The discussion mentions 400 vs 410 but doesn't explore that 410 Gone is actually cacheable by CDNs per HTTP spec. This could be important - a cached 410 tells clients "don't bother asking again" which has different implications than an uncacheable 400.
Sam briefly mentions "307 redirect" as an option but nobody explores it. This could be elegant: offset=-1 returns a redirect to an epoch-specific URL (e.g., /stream?offset=epoch123_0) which can be cached indefinitely. First request always hits origin, but the redirect target is immutable.
What happens to idempotent producers when an epoch changes? If a producer is mid-batch when the stream resets, does their (producerId, epoch, seq) become invalid? How should producers handle this?
The conversation assumes clients can always "just restart" but doesn't address:
- What if the client has uncommitted local changes (collaborative editing)?
- What if restarting means re-processing expensive operations?
- Should there be a "soft restart" vs "hard restart" distinction?
What happens during the gap between stream deletion and recreation? A client could:
- Start following the old stream from cache
- Reach the server which now has a new stream with the same path
- Get valid responses from the new stream thinking it's the old one
The epoch prevents this, but is this edge case explicitly covered?
Neither side addresses how this affects the conformance test suite. Testing epoch/must-refetch behavior across all clients adds significant test matrix complexity.
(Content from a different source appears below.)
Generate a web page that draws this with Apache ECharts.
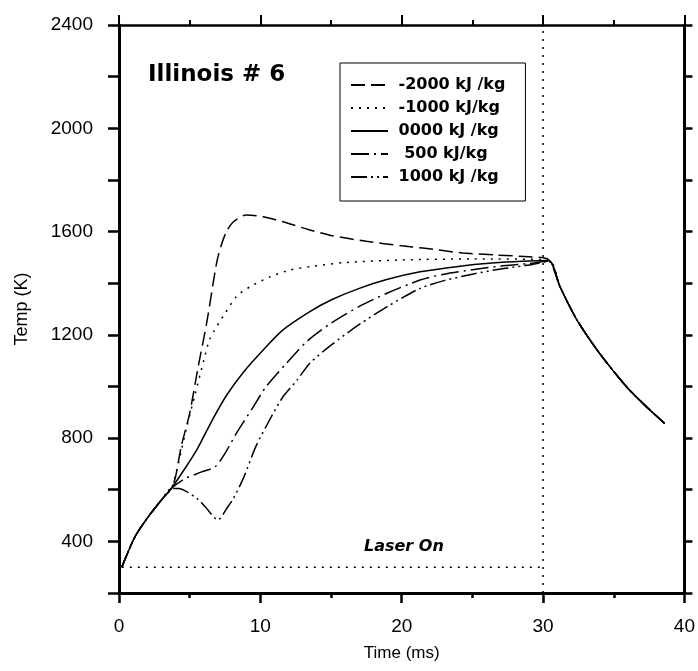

Kyle's ending suggestion about encoding streams as "restartable" is interesting but underdeveloped. This could be the middle ground:
- Restartable streams: clients auto-handle restart dance
- Non-restartable streams: errors elevate to user
- Server declares this via header, client behavior follows
Sam argues "just document it as a pattern" but patterns that aren't enforced drift. How do you ensure third-party implementations get this right? The protocol either guarantees it or it doesn't.
If a client is restarting, should writes be blocked? Buffered? What's the expected behavior for a bidirectional use case?
The fundamental tension:
| Kyle's View | Sam's View |
|---|---|
| Protocol = foundation for sync apps | Protocol = transport layer |
| Encode epoch explicitly | Epoch is opaque in offset |
| Guarantee caching works | Let implementations decide |
| One protocol, no extensions | Extensions for higher-level concerns |
Sam's point that "invalid offset error = must-refetch" is technically correct, but Kyle's concern about ensuring clients actually implement this correctly across languages is valid. The question is: where do you draw the line between "protocol guarantees" and "implementation guidance"?